**TASK PROMPT:**
Reproduce every line in the listing that contains the word "document".
====== INFORMATION SHOWN
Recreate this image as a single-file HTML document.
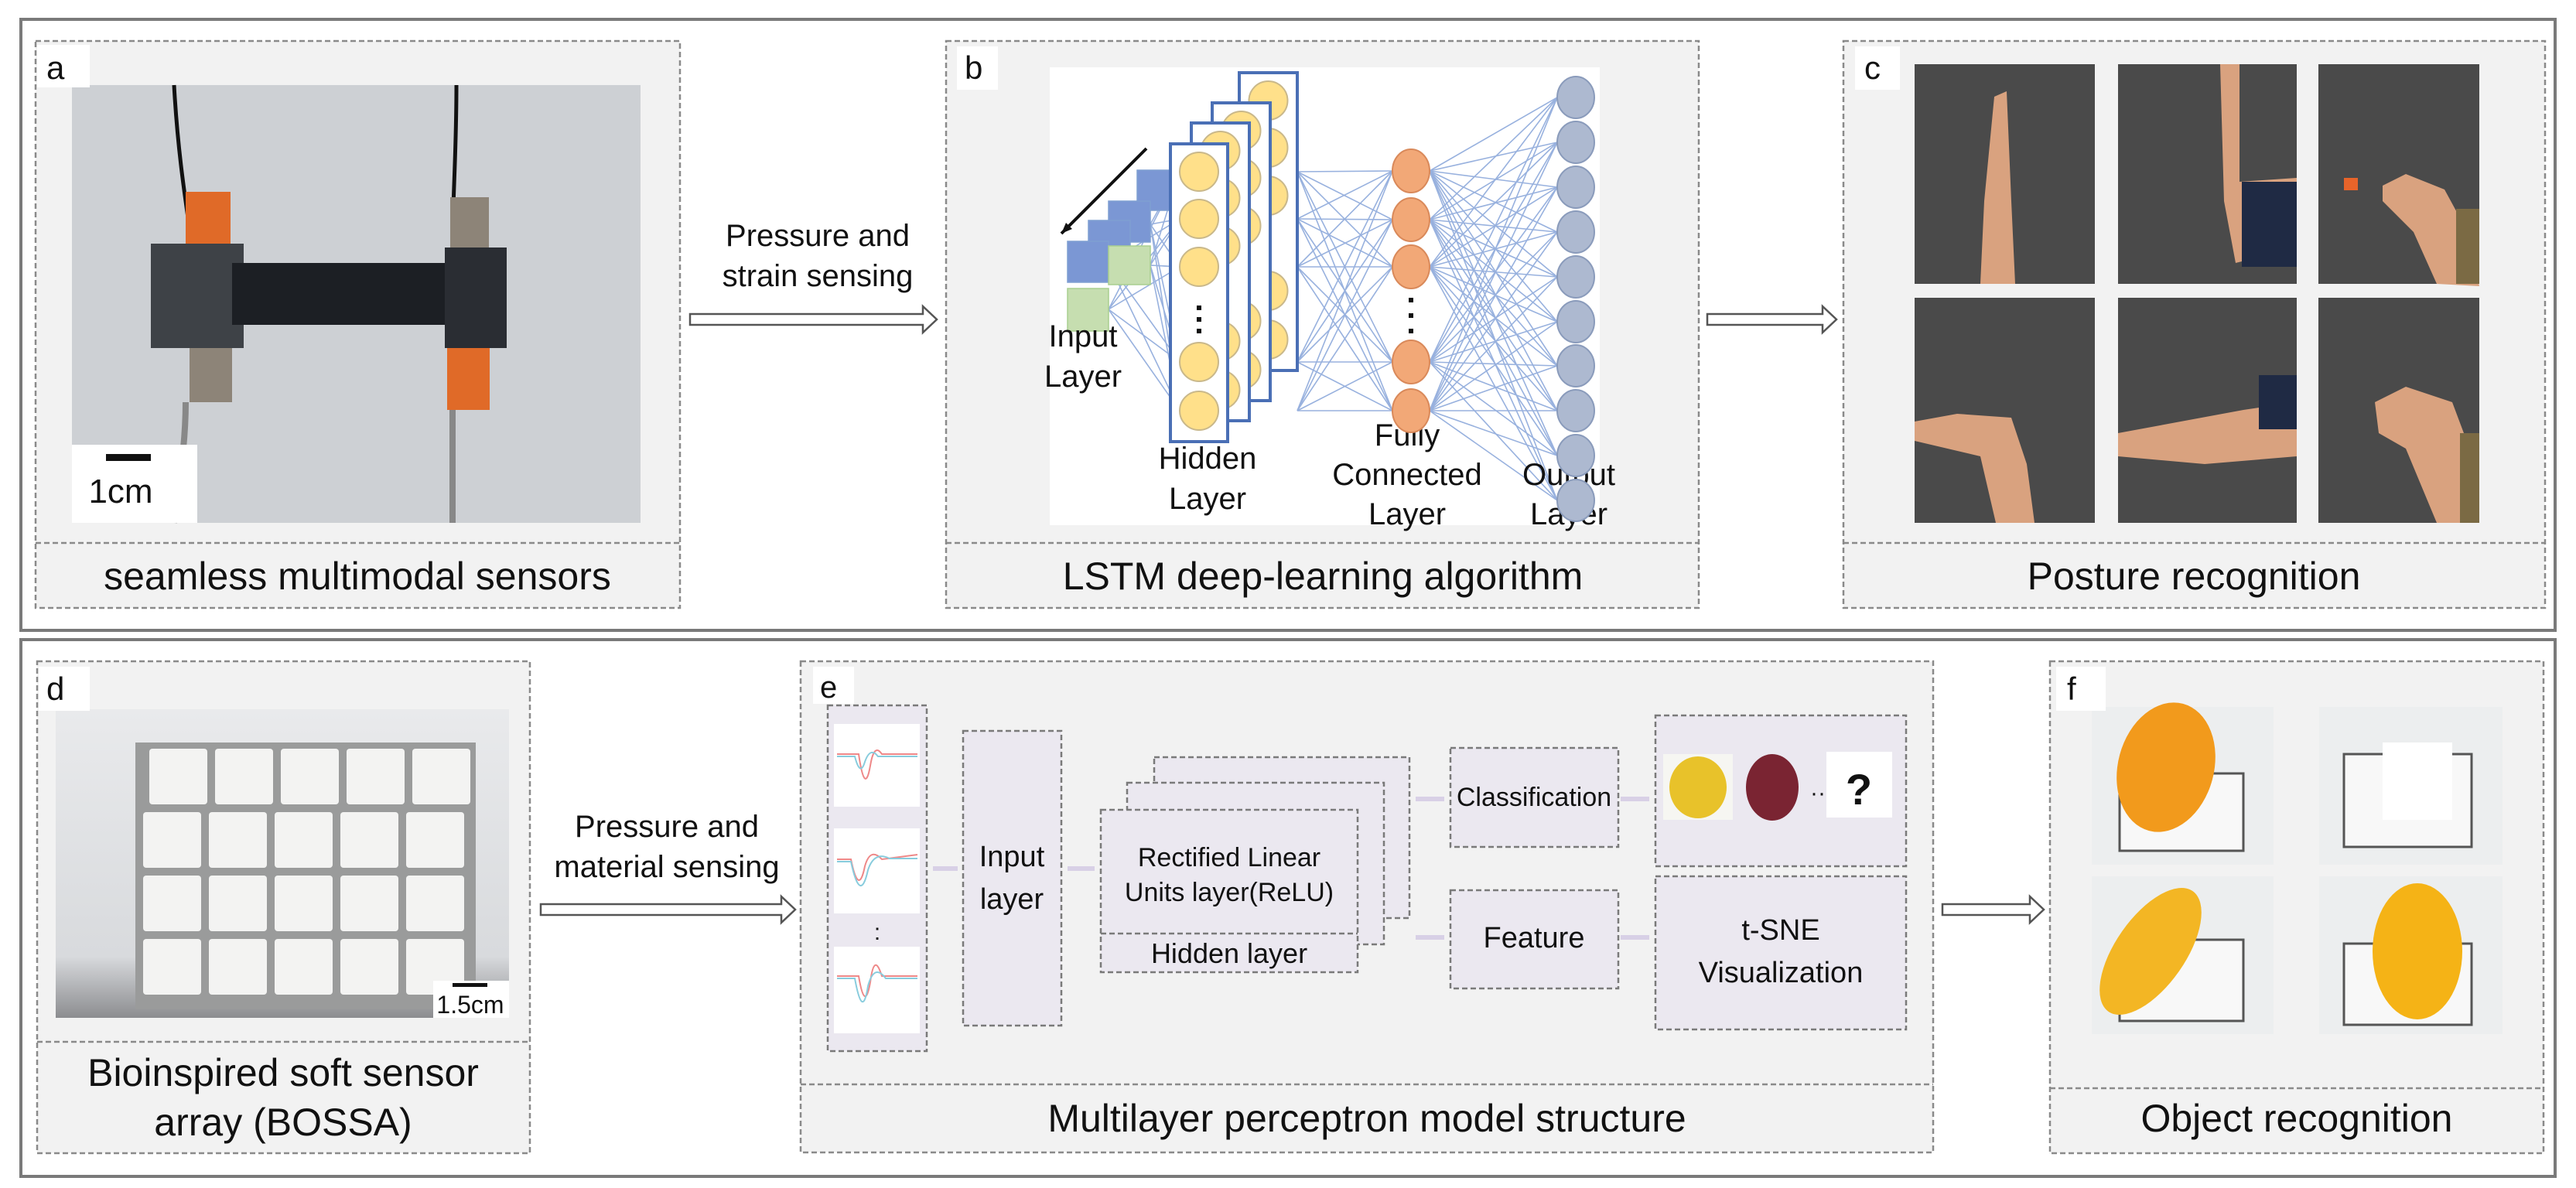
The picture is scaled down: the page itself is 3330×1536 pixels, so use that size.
<!DOCTYPE html>
<html><head><meta charset="utf-8"><style>
html,body{margin:0;padding:0;background:#fff}
svg{display:block}
text{font-family:"Liberation Sans",Arial,sans-serif;fill:#111}
</style></head><body>
<svg id="s" width="3330" height="1536" viewBox="0 0 3330 1536" xmlns="http://www.w3.org/2000/svg">
<rect width="3330" height="1536" fill="#fff"/>
<rect x="27" y="25" width="3276" height="790" fill="#fff" stroke="#7a7a7a" stroke-width="4"/>
<rect x="27" y="827" width="3276" height="694" fill="#fff" stroke="#7a7a7a" stroke-width="4"/>

<g fill="#f2f2f2" stroke="#8a8a8a" stroke-width="2.5" stroke-dasharray="7 4">
<rect x="46" y="53" width="833" height="733"/>
<rect x="1223" y="53" width="973" height="733"/>
<rect x="2383" y="53" width="907" height="733"/>
<rect x="48" y="855" width="637" height="636"/>
<rect x="1035" y="855" width="1464" height="635"/>
<rect x="2650" y="855" width="638" height="636"/>
</g>
<g stroke="#8a8a8a" stroke-width="2.5" stroke-dasharray="7 4">
<line x1="46" y1="702" x2="879" y2="702"/>
<line x1="1223" y1="702" x2="2196" y2="702"/>
<line x1="2383" y1="702" x2="3290" y2="702"/>
<line x1="48" y1="1347" x2="685" y2="1347"/>
<line x1="1035" y1="1402" x2="2499" y2="1402"/>
<line x1="2650" y1="1407" x2="3288" y2="1407"/>
</g>

<g font-size="50" text-anchor="middle">
<text x="462" y="762">seamless multimodal sensors</text>
<text x="1710" y="762">LSTM deep-learning algorithm</text>
<text x="2836" y="762">Posture recognition</text>
<text x="366" y="1404">Bioinspired soft sensor</text>
<text x="366" y="1468">array (BOSSA)</text>
<text x="1767" y="1463">Multilayer perceptron model structure</text>
<text x="2969" y="1463">Object recognition</text>
</g>

<g fill="#fff" stroke="#555" stroke-width="2.5">
<polygon points="892,406 1193,406 1193,396 1211,413 1193,430 1193,420 892,420"/>
<polygon points="2207,406 2356,406 2356,396 2374,413 2356,430 2356,420 2207,420"/>
<polygon points="699,1169 1010,1169 1010,1159 1028,1176 1010,1193 1010,1183 699,1183"/>
<polygon points="2511,1169 2624,1169 2624,1159 2642,1176 2624,1193 2624,1183 2511,1183"/>
</g>
<g font-size="40" text-anchor="middle">
<text x="1057" y="318">Pressure and</text>
<text x="1057" y="370">strain sensing</text>
<text x="862" y="1082">Pressure and</text>
<text x="862" y="1134">material sensing</text>
</g>

<!-- panel a photo -->
<rect x="93" y="110" width="735" height="566" fill="#cdd0d4"/>
<path d="M225 110 C230 200 240 260 250 330" stroke="#111" stroke-width="5" fill="none"/>
<path d="M590 110 C590 200 585 260 585 320" stroke="#111" stroke-width="5" fill="none"/>
<path d="M240 520 C240 580 230 630 225 676" stroke="#888" stroke-width="8" fill="none"/>
<path d="M585 520 C585 580 585 630 585 676" stroke="#888" stroke-width="8" fill="none"/>
<rect x="240" y="248" width="58" height="75" fill="#e06a28"/>
<rect x="245" y="440" width="55" height="80" fill="#8d8478"/>
<rect x="582" y="255" width="50" height="65" fill="#8d8478"/>
<rect x="578" y="440" width="55" height="90" fill="#e06a28"/>
<rect x="195" y="315" width="120" height="135" fill="#3e4247"/>
<rect x="300" y="340" width="300" height="80" fill="#1c1f24"/>
<rect x="575" y="320" width="80" height="130" fill="#2a2d33"/>
<rect x="93" y="575" width="162" height="101" fill="#fff"/>
<rect x="137" y="587" width="58" height="9" fill="#111"/>
<text x="156" y="650" font-size="44" text-anchor="middle">1cm</text>
<rect x="48" y="58" width="68" height="55" fill="#fff"/>
<text x="60" y="102" font-size="42">a</text>

<!-- panel b network -->
<rect x="1357" y="87" width="711" height="592" fill="#fff"/>
<g id="net" stroke="#4472c4" stroke-width="1.6" opacity="0.55"></g>
<line x1="1482" y1="192" x2="1372" y2="302" stroke="#111" stroke-width="4"/>
<polygon points="1372,302 1378,288 1386,296" fill="#111"/>
<g stroke="#7f9fd2" stroke-width="1.5">
<rect x="1470" y="220" width="43" height="52" fill="#7b97d4"/>
<rect x="1433" y="260" width="54" height="53" fill="#7b97d4"/>
<rect x="1407" y="285" width="54" height="53" fill="#7b97d4"/>
<rect x="1380" y="312" width="53" height="53" fill="#7b97d4"/>
<rect x="1380" y="373" width="53" height="55" fill="#c6deb0" stroke="#a9cf8f"/>
<rect x="1433" y="318" width="54" height="50" fill="#c6deb0" stroke="#a9cf8f"/>
</g>
<g id="cols"></g>
<g font-size="40" text-anchor="middle">
<text x="1400" y="448">Input</text>
<text x="1400" y="500">Layer</text>
<text x="1561" y="606">Hidden</text>
<text x="1561" y="658">Layer</text>
<text x="1819" y="576">Fully</text>
<text x="1819" y="627">Connected</text>
<text x="1819" y="678">Layer</text>
<text x="2028" y="627">Output</text>
<text x="2028" y="678">Layer</text>
</g>
<rect x="1237" y="60" width="53" height="56" fill="#fff"/>
<text x="1247" y="102" font-size="42">b</text>

<!-- panel c photos -->
<g fill="#4a4a4a">
<rect x="2475" y="83" width="233" height="284"/>
<rect x="2738" y="83" width="231" height="284"/>
<rect x="2997" y="83" width="208" height="284"/>
<rect x="2475" y="385" width="233" height="291"/>
<rect x="2738" y="385" width="231" height="291"/>
<rect x="2997" y="385" width="208" height="291"/>
</g>
<g fill="#d9a27f">
<path d="M2578 125 L2594 118 L2600 260 L2605 367 L2560 367 L2565 260 Z"/>
<path d="M2870 83 L2895 83 L2895 235 L2969 230 L2969 320 L2890 340 L2875 260 Z"/>
<path d="M3080 240 L3110 225 L3160 245 L3190 300 L3205 370 L3150 367 L3120 300 L3080 260 Z"/>
<path d="M2475 545 L2530 535 L2600 540 L2620 600 L2630 676 L2580 676 L2560 590 L2475 570 Z"/>
<path d="M2738 560 L2900 530 L2969 520 L2969 590 L2850 600 L2738 590 Z"/>
<path d="M3070 520 L3110 500 L3170 520 L3200 600 L3205 676 L3150 676 L3110 580 L3075 560 Z"/>
</g>
<rect x="2898" y="235" width="71" height="110" fill="#1f2a44"/>
<rect x="2920" y="485" width="49" height="70" fill="#1f2a44"/>
<rect x="3175" y="270" width="30" height="97" fill="#7b6a44"/>
<rect x="3180" y="560" width="25" height="116" fill="#7b6a44"/>
<rect x="3030" y="230" width="18" height="16" fill="#e8642a"/>
<rect x="2398" y="60" width="58" height="56" fill="#fff"/>
<text x="2410" y="102" font-size="42">c</text>

<!-- panel d photo -->
<defs><linearGradient id="dg" x1="0" y1="0" x2="0" y2="1"><stop offset="0" stop-color="#e9eaec"/><stop offset="0.8" stop-color="#d8dadd"/><stop offset="1" stop-color="#8c8d90"/></linearGradient></defs>
<rect x="72" y="917" width="586" height="399" fill="url(#dg)"/>
<rect x="175" y="960" width="440" height="345" fill="#9a9b9b"/>
<g id="tiles"></g>
<rect x="560" y="1268" width="98" height="48" fill="#fff"/>
<rect x="585" y="1271" width="45" height="5" fill="#111"/>
<text x="608" y="1310" font-size="32" text-anchor="middle">1.5cm</text>
<rect x="50" y="862" width="66" height="57" fill="#fff"/>
<text x="60" y="905" font-size="42">d</text>

<!-- panel e -->
<rect x="1051" y="862" width="53" height="48" fill="#fff"/>
<text x="1060" y="902" font-size="40">e</text>
<g fill="#ebe8f0" stroke="#7a7a7a" stroke-width="2.5" stroke-dasharray="7 4">
<rect x="1070" y="912" width="128" height="447"/>
<rect x="1245" y="945" width="127" height="381"/>
<rect x="1492" y="979" width="330" height="208"/>
<rect x="1457" y="1012" width="332" height="209"/>
<rect x="1423" y="1047" width="332" height="210"/>
<rect x="1875" y="967" width="217" height="128"/>
<rect x="1875" y="1151" width="217" height="127"/>
<rect x="2140" y="925" width="324" height="195"/>
<rect x="2140" y="1133" width="324" height="198"/>
</g>
<line x1="1423" y1="1207" x2="1755" y2="1207" stroke="#7a7a7a" stroke-width="2.5" stroke-dasharray="7 4"/>
<g fill="#fff">
<rect x="1078" y="936" width="111" height="107"/>
<rect x="1078" y="1071" width="111" height="110"/>
<rect x="1078" y="1224" width="111" height="112"/>
</g>
<g fill="none" stroke-width="2">
<path d="M1082 975 L1110 975 Q1118 1030 1125 990 Q1130 960 1140 975 L1186 975" stroke="#e88"/>
<path d="M1082 978 L1105 978 Q1112 1005 1118 985 Q1125 965 1135 978 L1186 978" stroke="#8cd"/>
<path d="M1082 1111 L1100 1111 Q1110 1160 1118 1120 Q1125 1095 1140 1111 L1186 1105" stroke="#e88"/>
<path d="M1082 1114 L1100 1114 Q1112 1170 1122 1125 Q1130 1100 1150 1110 L1186 1110" stroke="#8cd"/>
<path d="M1082 1262 L1110 1262 Q1118 1310 1125 1270 Q1130 1230 1140 1262 L1186 1262" stroke="#e88"/>
<path d="M1082 1265 L1105 1265 Q1115 1320 1122 1275 Q1130 1245 1145 1265 L1186 1265" stroke="#8cd"/>
</g>
<text x="1134" y="1215" font-size="30" text-anchor="middle">:</text>
<g stroke="#d8d0e6" stroke-width="6">
<line x1="1206" y1="1123" x2="1238" y2="1123"/>
<line x1="1380" y1="1123" x2="1415" y2="1123"/>
<line x1="1830" y1="1033" x2="1867" y2="1033"/>
<line x1="1830" y1="1212" x2="1867" y2="1212"/>
<line x1="2095" y1="1033" x2="2132" y2="1033"/>
<line x1="2095" y1="1212" x2="2132" y2="1212"/>
</g>
<g font-size="38" text-anchor="middle">
<text x="1308" y="1120">Input</text>
<text x="1308" y="1175">layer</text>
<text x="1589" y="1120" font-size="34">Rectified Linear</text>
<text x="1589" y="1165" font-size="34">Units layer(ReLU)</text>
<text x="1589" y="1245" font-size="36">Hidden layer</text>
<text x="1983" y="1042" font-size="34">Classification</text>
<text x="1983" y="1225">Feature</text>
<text x="2302" y="1215">t-SNE</text>
<text x="2302" y="1270">Visualization</text>
</g>
<rect x="2150" y="975" width="90" height="85" fill="#f6f6f2"/>
<ellipse cx="2195" cy="1018" rx="37" ry="40" fill="#e8c22a"/>
<ellipse cx="2291" cy="1018" rx="34" ry="43" fill="#7a2432"/>
<text x="2340" y="1035" font-size="30">··</text>
<rect x="2361" y="972" width="85" height="85" fill="#fff"/>
<text x="2403" y="1040" font-size="56" font-weight="bold" text-anchor="middle">?</text>

<!-- panel f -->
<g fill="#eceeef">
<rect x="2704" y="914" width="235" height="204"/>
<rect x="2998" y="914" width="237" height="204"/>
<rect x="2704" y="1133" width="235" height="204"/>
<rect x="2998" y="1133" width="237" height="204"/>
</g>
<g fill="#f8f8f8" stroke="#555" stroke-width="3">
<rect x="2740" y="1000" width="160" height="100"/>
<rect x="3030" y="975" width="165" height="120"/>
<rect x="2740" y="1215" width="160" height="105"/>
<rect x="3030" y="1220" width="165" height="105"/>
</g>
<ellipse cx="2800" cy="992" rx="62" ry="85" fill="#f29a1c" transform="rotate(15 2800 992)"/>
<rect x="3080" y="960" width="90" height="100" fill="#fff"/>
<ellipse cx="2780" cy="1230" rx="45" ry="95" fill="#f3b624" transform="rotate(35 2780 1230)"/>
<ellipse cx="3125" cy="1230" rx="58" ry="88" fill="#f5b316"/>
<rect x="2658" y="862" width="64" height="57" fill="#fff"/>
<text x="2672" y="905" font-size="42">f</text>
</svg>
<script>
(function(){
var NS="http://www.w3.org/2000/svg",s=document.getElementById("s");
function el(t,a,p){var e=document.createElementNS(NS,t);for(var k in a)e.setAttribute(k,a[k]);(p||s).appendChild(e);return e;}
var net=document.getElementById("net"),cols=document.getElementById("cols");
var inp=[[1433,340],[1433,400],[1487,290],[1487,343],[1513,250]];
var hid=[222,283,345,468,531];
var fc=[221,284,345,468,531];
var out=[126,184,242,300,358,416,473,531,589,647];
inp.forEach(function(p){hid.forEach(function(h){el("line",{x1:p[0],y1:p[1],x2:1525,y2:h},net);});});
hid.forEach(function(h){fc.forEach(function(f){el("line",{x1:1677,y1:h,x2:1800,y2:f},net);});});
fc.forEach(function(f){out.forEach(function(o){el("line",{x1:1848,y1:f,x2:2013,y2:o},net);});});
var stacks=[[1602,94,1677],[1567,133,1642],[1540,159,1615],[1513,186,1587]];
stacks.forEach(function(c){
 el("rect",{x:c[0],y:c[1],width:c[2]-c[0],height:385,fill:"#fff",stroke:"#4a6fb5","stroke-width":4},cols);
 var cx=(c[0]+c[2])/2,off=c[1]-186;
 [222,283,345,468,531].forEach(function(y){el("circle",{cx:cx,cy:y+off,r:25,fill:"#ffe08a",stroke:"#c9b88a","stroke-width":2},cols);});
 [395,410,425].forEach(function(y){el("rect",{x:cx-3,y:y+off,width:6,height:6,fill:"#111"},cols);});
});
fc.forEach(function(y){el("ellipse",{cx:1824,cy:y,rx:24,ry:28,fill:"#f2a877",stroke:"#d9895a","stroke-width":2});});
[385,405,425].forEach(function(y){el("rect",{x:1821,y:y,width:6,height:6,fill:"#111"});});
out.forEach(function(y){el("ellipse",{cx:2037,cy:y,rx:24,ry:27,fill:"#adb9d0",stroke:"#8a9bbb","stroke-width":2});});
var tiles=document.getElementById("tiles");
for(var r=0;r<4;r++)for(var c=0;c<5;c++){
 el("rect",{x:185+c*85+(r==0?8:0),y:968+r*82,width:75,height:72,fill:"#f3f3f2",rx:4},tiles);
}
})();
</script>
</body></html>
============
**REPLY:**
Recreate this image as a single-file HTML document.
var NS="http://www.w3.org/2000/svg",s=document.getElementById("s");
function el(t,a,p){var e=document.createElementNS(NS,t);for(var k in a)e.setAttribute(k,a[k]);(p||s).appendChild(e);return e;}
var net=document.getElementById("net"),cols=document.getElementById("cols");
var tiles=document.getElementById("tiles");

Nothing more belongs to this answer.